Now that the financial overhaul bill has passed both the House and Senate and been signed by President Obama, it will regulate lenders and their practices. Auto dealerships were left out of the bill.
The new consumer financial protection agency will not oversee auto dealers and the car loans they give to consumers. The New York Times looks at a few auto finance issues at the dealership and gives advice to car shoppers so they don’t get taken to the cleaners when negotiating their next auto loan or lease.
You think you’ve been approved for the auto loan, but get a call a week later from the dealer saying the bank didn’t approve the loan. The dealer then asks for a larger down payment or tells you that the interest rate has gone up. And if you don’t agree to the new terms, you have to bring the car back.
When shopping for your next car, be aware of dealership finance tactics that won’t be regulated by the new financial reform bill.
The NADA says many times there are errors on the auto loan or lease application, which would cause the lender to say no. But others say it’s simply the dealership bumping up the interest rate to make more of a profit on the transaction.
The New York Times suggests consumers get pre-approved for the car loan through their bank, credit union or private lender before heading to the dealership. Or simply don’t take the car home until you hear from the lender that your financing has been approved. You might have to wait a few more days, but won’t have to go through the embarrassment of returning the car if you get rejected.
Another thing that won’t be regulated by the consumer financial protection agency is the increase in auto loan rates through the dealership. The lender quotes a wholesale interest rate to the dealer, and then the dealer is free to mark it up by as much as 3 percentage points. This is one area dealerships make most of their profit.
The New York Times says the way around this is to come to the dealership with your own pre-approved financing. If the dealer can’t beat it, you’ve already been approved for a loan through your bank or credit union.

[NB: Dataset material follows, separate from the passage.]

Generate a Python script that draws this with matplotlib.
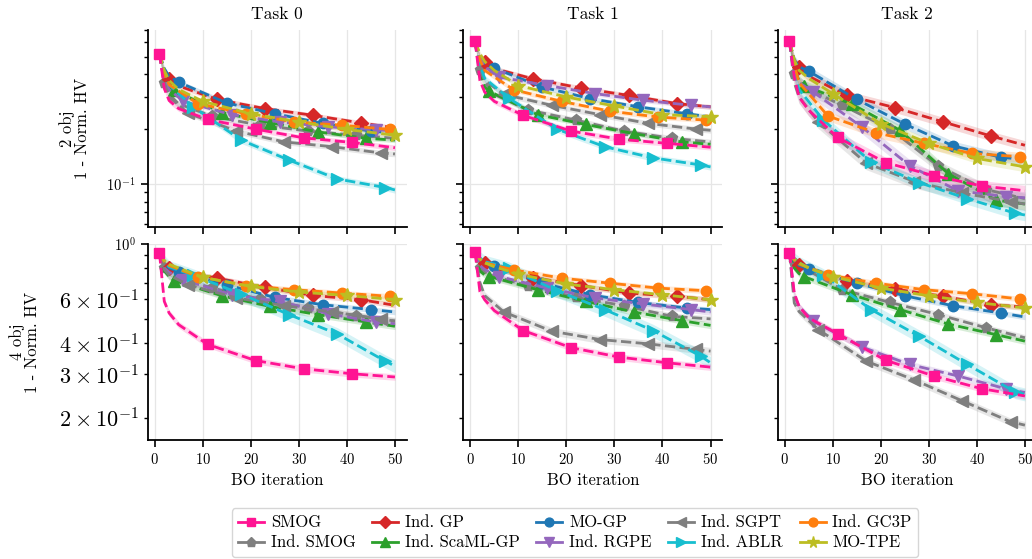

Another area for dealer profit that won’t be regulated by the new bill is add-ons. Dealers will try to include things like paint protection, rust-proofing and VIN window etching into your auto loan to earn more profit, especially if you have your own private lending.
These items are high-profit for the dealer, and are much lower in price when purchased separately from the dealership. The New York Times says to read through all of your paperwork extremely thoroughly before signing it to make sure there’s no extras added in, especially things like extended warranties.